Ah! My apologies. You were clear; I think I missed a paragraph in the OP.
I think part of it comes down to intent. `Play to find out what happens` needn’t just be a GM principle. My perspective on DoW may be different than others because I try to approach it without a preferred outcome. It’s a tool we have agreed to use to come to consensus about what new direction the play will go in, rather than a bludgeon to enforce my desired fictional outcome (and I know this may not be a typical use of DoW).
Interestingly, I’ve felt more coerced in lighter, more free, and less random systems. In Firebrands, either party can end a duel at any time, but choosing to end the duel is a unilateral decision, and win or lose, it can feel like privileging my agency as a player over the others. I’m no longer playing to find out what happens, I’m choosing for the play to end. Thus, I feel, if not coerced, then at least constrained to be a good sport and continue the interaction beyond when I would have terminated it.
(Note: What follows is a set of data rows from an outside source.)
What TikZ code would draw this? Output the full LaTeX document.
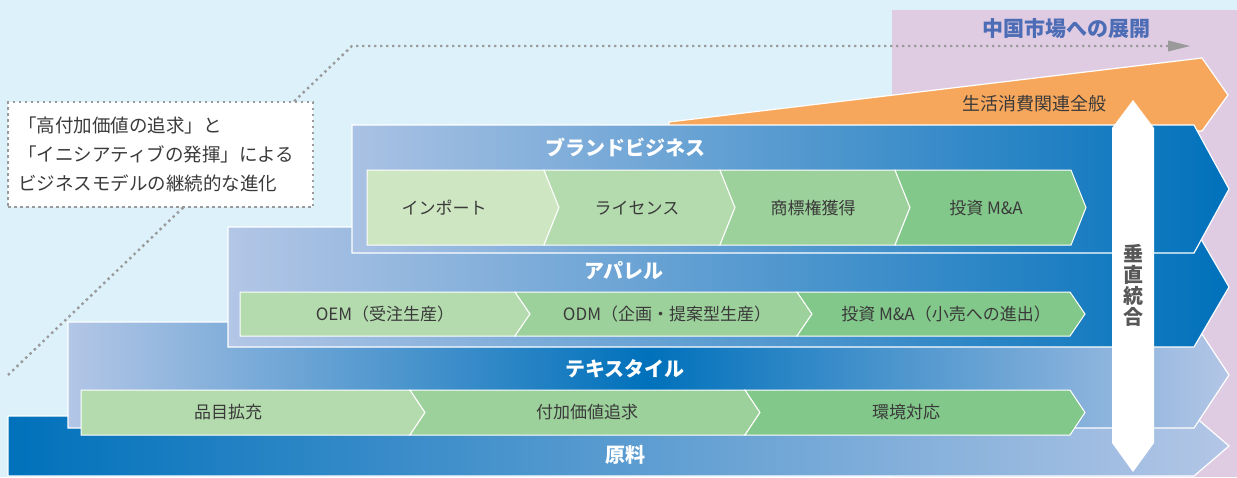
\documentclass[tikz,border=0pt]{standalone}
\usepackage{fontspec}
\setmainfont{Noto Sans CJK JP}
\definecolor{bgblue}{HTML}{DDF1FB}
\definecolor{bgpurple}{HTML}{DFCCE3}
\definecolor{dkblue}{HTML}{0071BB}
\definecolor{ltblue}{HTML}{B3C6E6}
\definecolor{orng}{HTML}{F7A75C}
\definecolor{gA}{HTML}{CFE6C2}
\definecolor{gB}{HTML}{B4DBAE}
\definecolor{gC}{HTML}{9DD19B}
\definecolor{gD}{HTML}{82C88A}
\definecolor{dotgray}{HTML}{9A9A9A}
\definecolor{txtgray}{HTML}{3A3A3A}
\definecolor{titleblue}{HTML}{4C6CB5}
\tikzset{
  layer/.style={draw=white, line width=1.2pt},
  segtext/.style={text=txtgray, font=\fontsize{17}{17}\selectfont, inner sep=0pt},
  laytext/.style={text=white, font=\bfseries\fontsize{20}{20}\selectfont, inner sep=0pt},
  dotline/.style={draw=dotgray, line width=2.4pt, dash pattern=on 2.4pt off 3.6pt},
}
% first segment: straight left edge
\newcommand{\gfirst}[5]{\fill[#1, draw=white, line width=1pt] (#2,#4) -- (#3,#4) -- ({#3+15},{(#4+#5)/2}) -- (#3,#5) -- (#2,#5) -- cycle;}
% later segment: notched left edge
\newcommand{\gnext}[5]{\fill[#1, draw=white, line width=1pt] (#2,#4) -- (#3,#4) -- ({#3+15},{(#4+#5)/2}) -- (#3,#5) -- (#2,#5) -- ({#2+15},{(#4+#5)/2}) -- cycle;}
\begin{document}
\begin{tikzpicture}[x=1pt,y=-1pt]
\useasboundingbox (0,0) rectangle (1237,477);
% backgrounds
\fill[bgblue] (0,0) rectangle (1237,477);
\fill[bgpurple] (892,10) rectangle (1237,477);
\node[font=\bfseries\fontsize{21}{21}\selectfont, text=titleblue, inner sep=0pt] (title) at (1066,29) {中国市場への展開};
% dotted evolution line
\coordinate (ds) at (8,375);
\coordinate (dk) at (352,46);
\coordinate (de) at (1168,46);
\draw[dotline] (ds) -- (dk) -- (de);
\fill[dotgray] (1168,40.5) -- (1190,46) -- (1168,51.5) -- cycle;
% note box
\node[draw=dotgray, line width=2.4pt, dash pattern=on 2.4pt off 3.6pt, fill=white,
      anchor=north west, minimum width=305pt, minimum height=105pt,
      text width=285pt, align=left, inner xsep=10pt, text=txtgray,
      font=\fontsize{18.5}{29}\selectfont] (note) at (7,101)
  {「高付加価値の追求」と\\「イニシアティブの発揮」による\\ビジネスモデルの継続的な進化};
% orange layer
\fill[orng, layer] (669,122) -- (1202,58) -- (1228,95) -- (1202,131) -- (669,131) -- cycle;
\node[segtext, font=\fontsize{18}{18}\selectfont] (life) at (1034,104) {生活消費関連全般};
% raw material layer
\shade[left color=dkblue, right color=ltblue] (8,416) -- (1194,416) -- (1229,446) -- (1194,476) -- (8,476) -- cycle;
\draw[layer] (8,416) -- (1194,416) -- (1229,446) -- (1194,476) -- (8,476) -- cycle;
% textile layer
\shade[left color=ltblue, right color=ltblue, middle color=dkblue] (68,322) -- (1194,322) -- (1229,375) -- (1194,428) -- (68,428) -- cycle;
\draw[layer] (68,322) -- (1194,322) -- (1229,375) -- (1194,428) -- (68,428) -- cycle;
% apparel layer
\shade[left color=ltblue, right color=dkblue] (228,227) -- (1194,227) -- (1229,287) -- (1194,347) -- (228,347) -- cycle;
\draw[layer] (228,227) -- (1194,227) -- (1229,287) -- (1194,347) -- (228,347) -- cycle;
% brand layer
\shade[left color=ltblue!95!dkblue, right color=dkblue] (352,125) -- (1194,125) -- (1229,189) -- (1194,253) -- (352,253) -- cycle;
\draw[layer] (352,125) -- (1194,125) -- (1229,189) -- (1194,253) -- (352,253) -- cycle;
% layer labels
\node[laytext] (brand) at (625,147) {ブランドビジネス};
\node[laytext] (apparel) at (624,271) {アパレル};
\node[laytext] (textile) at (625,369) {テキスタイル};
\node[laytext] (raw) at (625,455) {原料};
% brand row
\gfirst{gA}{367}{544}{170}{245}
\gnext{gB}{544}{720}{170}{245}
\gnext{gC}{720}{895}{170}{245}
\gnext{gD}{895}{1071}{170}{245}
\node[segtext] (b1) at (444,208) {インポート};
\node[segtext] (b2) at (637,208) {ライセンス};
\node[segtext] (b3) at (813,208) {商標権獲得};
\node[segtext] (b4) at (986,208) {投資 M\&A};
% apparel row
\gfirst{gB}{240}{515}{292}{336}
\gnext{gC}{515}{797}{292}{336}
\gnext{gD}{797}{1070}{292}{336}
\node[segtext] (a1) at (385,314) {OEM（受注生産）};
\node[segtext] (a2) at (667,314) {ODM（企画・提案型生産）};
\node[segtext] (a3) at (946,314) {投資 M\&A（小売への進出）};
% textile row
\gfirst{gB}{81}{410}{390}{435}
\gnext{gC}{410}{745}{390}{435}
\gnext{gD}{745}{1070}{390}{435}
\node[segtext] (t1) at (228,412) {品目拡充};
\node[segtext] (t2) at (587,412) {付加価値追求};
\node[segtext] (t3) at (906,412) {環境対応};
% vertical integration arrow
\fill[white] (1133,100) -- (1154,128) -- (1154,443) -- (1133,472) -- (1112,443) -- (1112,128) -- cycle;
\node[font=\bfseries\fontsize{20}{21}\selectfont, text=txtgray!85!white, align=center, inner sep=0pt] (vert) at (1133,285) {垂\\直\\統\\合};
\end{tikzpicture}
\end{document}
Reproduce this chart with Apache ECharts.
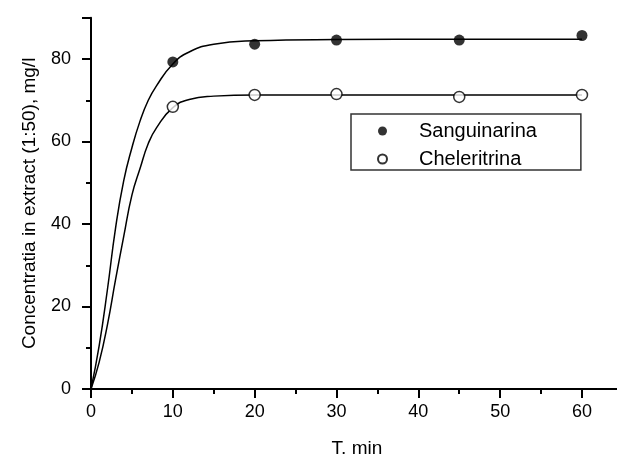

Non-intrusive mechanics that quietly reward certain kinds of play, but don’t explicitly punish other kinds of play are a rich space. Chuubo’s is a good thought. The awarding of XP can be pretty seamless, so long as everyone remembers to do it, and it’s a kind of opt-in reward system like Artha or self-compells in Fate. Also similar to *world principles. The mechanics work as an unobtrusive guide to the fiction rather than action resolution.